Simultanément, les efforts des États-Unis, menés par l'envoyé spécial Amos Hochstein, via les canaux français, visent à persuader le Hezbollah de se retirer à quelques kilomètres de la frontière. Cette proposition fait partie d'un ensemble de solutions plus large qui comprend la résolution du différend entre le Liban et Israël sur 13 points frontaliers.
Ces initiatives sont compromises à chaque étape par un chœur israélien de plus en plus puissant qui prône la réoccupation du Sud-Liban jusqu'à la frontière du Litani, seule solution qui garantirait la sécurité des colonies israéliennes. Récemment, Avigdor Lieberman, leader de Yisrael Beiteinu, a suggéré l'occupation du Sud-Liban, plaçant la zone comprise entre le fleuve Litani et la frontière avec la Palestine occupée sous contrôle israélien, sous la supervision de l'ONU.

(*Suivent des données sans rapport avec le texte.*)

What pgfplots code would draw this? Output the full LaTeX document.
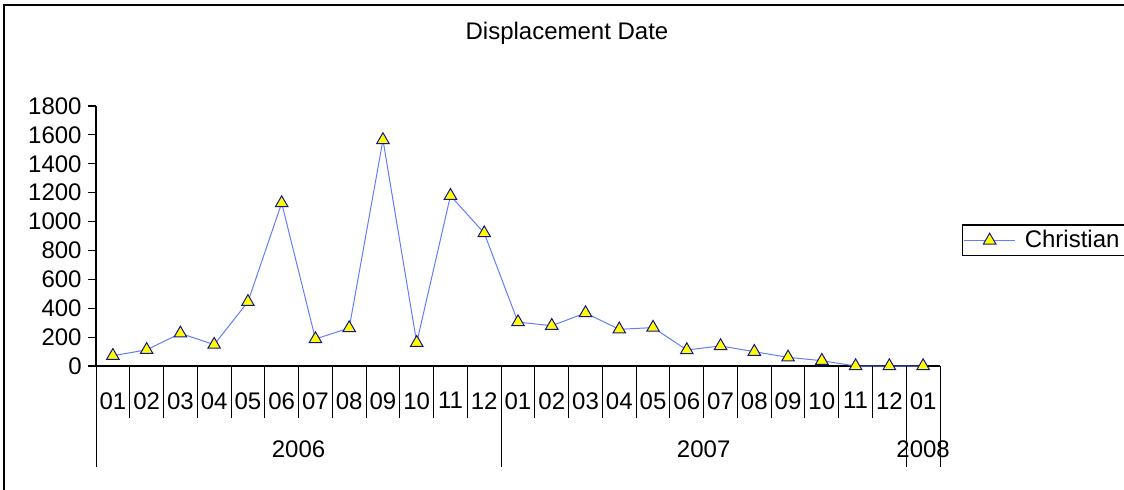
\documentclass[border=0pt]{standalone}
\usepackage{fontspec}
\setmainfont{Liberation Sans}
\usepackage{pgfplots}
\pgfplotsset{compat=1.18}
\definecolor{linec}{RGB}{100,125,255}
\definecolor{markb}{RGB}{20,20,140}
\definecolor{markf}{RGB}{255,255,0}
\begin{document}
\fontsize{12pt}{14pt}\selectfont
\begin{tikzpicture}
\draw[line width=0.8pt] (2pt,-10pt) -- (2pt,242pt) -- (600pt,242pt);
\node[font=\fontsize{12pt}{14pt}\selectfont] at (283.5pt,228pt) {Displacement Date};
\begin{axis}[
  at={(48pt,61.5pt)}, anchor=south west,
  scale only axis, width=422pt, height=130pt,
  xmin=-0.5, xmax=24.5, ymin=0, ymax=1800,
  axis x line=bottom, axis y line=left,
  axis line style={-, black, line width=0.6pt},
  clip=false,
  tick align=outside, major tick length=4pt,
  ytick={0,200,...,1800},
  ytick style={black, line width=0.6pt},
  xtick={0,...,24},
  xticklabels={01,02,03,04,05,06,07,08,09,10,11,12,01,02,03,04,05,06,07,08,09,10,11,12,01},
  xtick style={draw=none},
  xticklabel style={yshift=-5pt},
  yticklabel style={xshift=1pt},
  tick label style={font=\fontsize{12pt}{14pt}\selectfont},
  /pgf/number format/assume math mode=true,
  scaled y ticks=false,
  /pgf/number format/1000 sep={},
  legend style={at={(axis description cs:1.026,0.545)}, anchor=north west,
    draw=black, line width=0.6pt, font=\fontsize{12pt}{14pt}\selectfont,
    inner sep=0.5pt, row sep=0pt, nodes={inner sep=2pt}},
  legend image code/.code={\draw[mark repeat=2,mark phase=2] plot coordinates {(0.08cm,0cm)(0.53cm,0cm)(0.98cm,0cm)};},
]
\addplot[color=linec, line width=0.5pt, mark=triangle*, mark size=3.6pt,
  mark options={fill=markf, draw=markb, line width=0.5pt}]
coordinates {
(0,71)(1,112)(2,226)(3,148)(4,444)(5,1128)(6,187)(7,263)(8,1565)(9,161)
(10,1179)(11,920)(12,304)(13,279)(14,367)(15,254)(16,266)(17,111)(18,139)
(19,99)(20,60)(21,37)(22,0)(23,0)(24,0)};
\addlegendentry{\hspace*{2.5pt}Christian\hspace*{12pt}}
\pgfplotsinvokeforeach{-0.5,0.5,...,24.5}{
  \draw[black, line width=0.5pt] (axis cs:#1,0) -- ++(0pt,-26pt);
}
\pgfplotsinvokeforeach{-0.5,11.5,23.5,24.5}{
  \draw[black, line width=0.5pt] (axis cs:#1,0) -- ++(0pt,-50.5pt);
}
\node[font=\fontsize{12pt}{14pt}\selectfont] at ([yshift=-41.5pt]axis cs:5.5,0) {2006};
\node[font=\fontsize{12pt}{14pt}\selectfont] at ([yshift=-41.5pt]axis cs:17.5,0) {2007};
\node[font=\fontsize{12pt}{14pt}\selectfont] at ([yshift=-41.5pt]axis cs:24,0) {2008};
\end{axis}
\pgfresetboundingbox
\useasboundingbox (0,0) rectangle (562pt,244.5pt);
\end{tikzpicture}
\end{document}
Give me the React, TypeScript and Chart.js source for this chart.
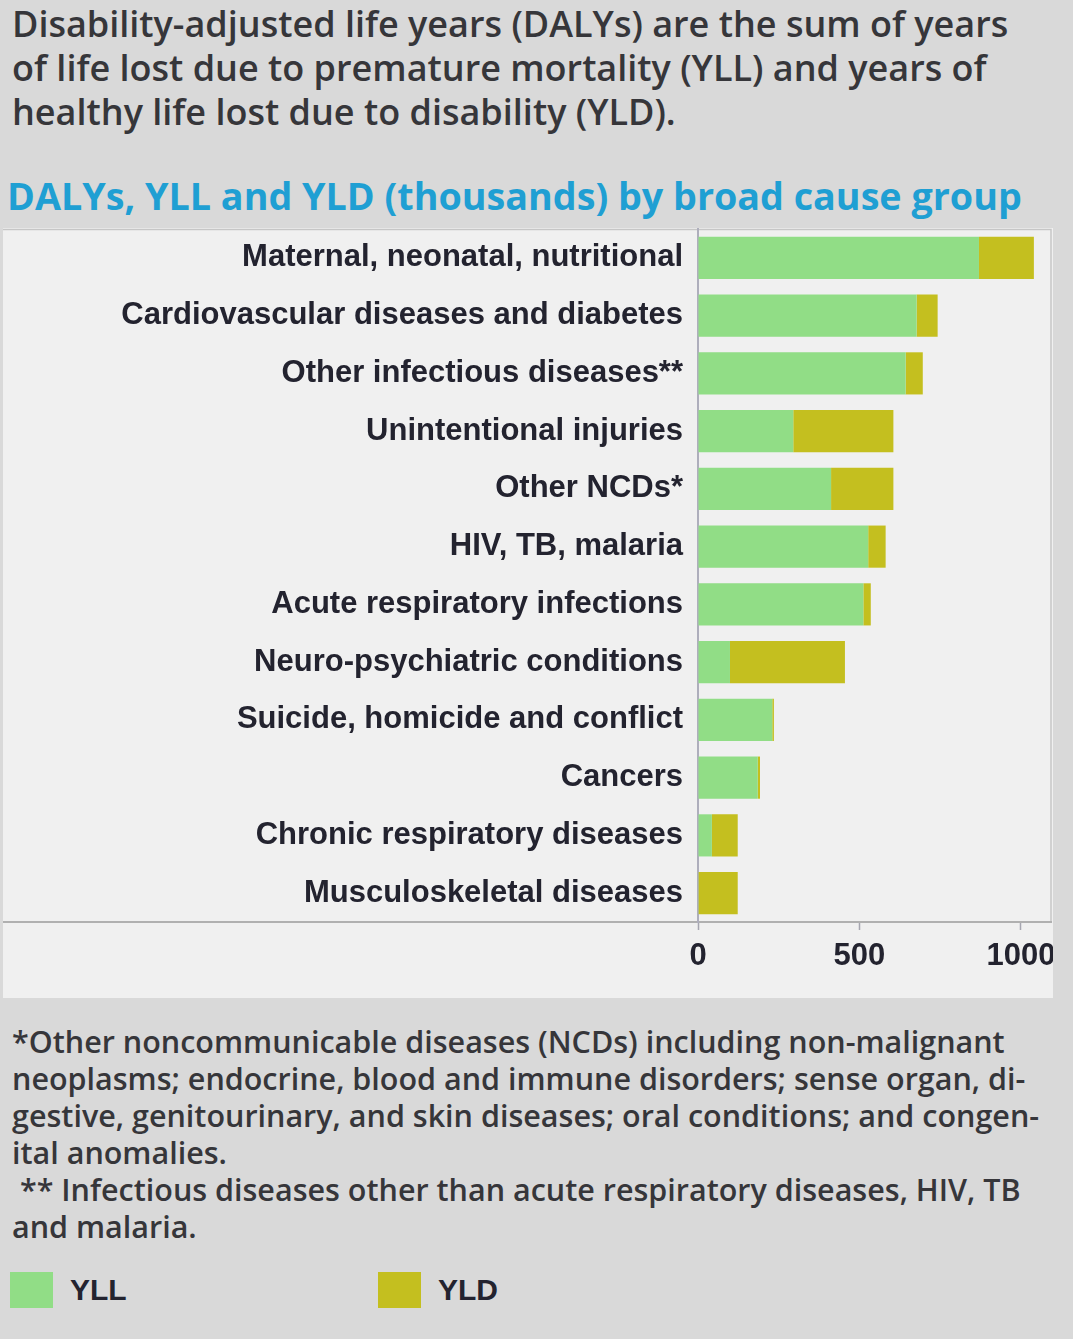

Consciente des conséquences catastrophiques potentielles d'une confrontation à grande échelle avec le Hezbollah, qui dispose de capacités offensives, d'armement et de renseignement formidables - et inconnues -, l'armée israélienne tient à s'attaquer aux causes profondes de ses récents échecs avant de s'engager dans de nouvelles batailles.
Pour sa part, le Hezbollah conditionne toute négociation d'actions militaires avec Israël à l'arrêt de la guerre génocidaire contre Gaza. La résistance libanaise souligne que les actions secondaires destinées à entraîner le Hezbollah dans la guerre, telles que le ciblage des dirigeants du Hamas au Liban, sont exclues du débat.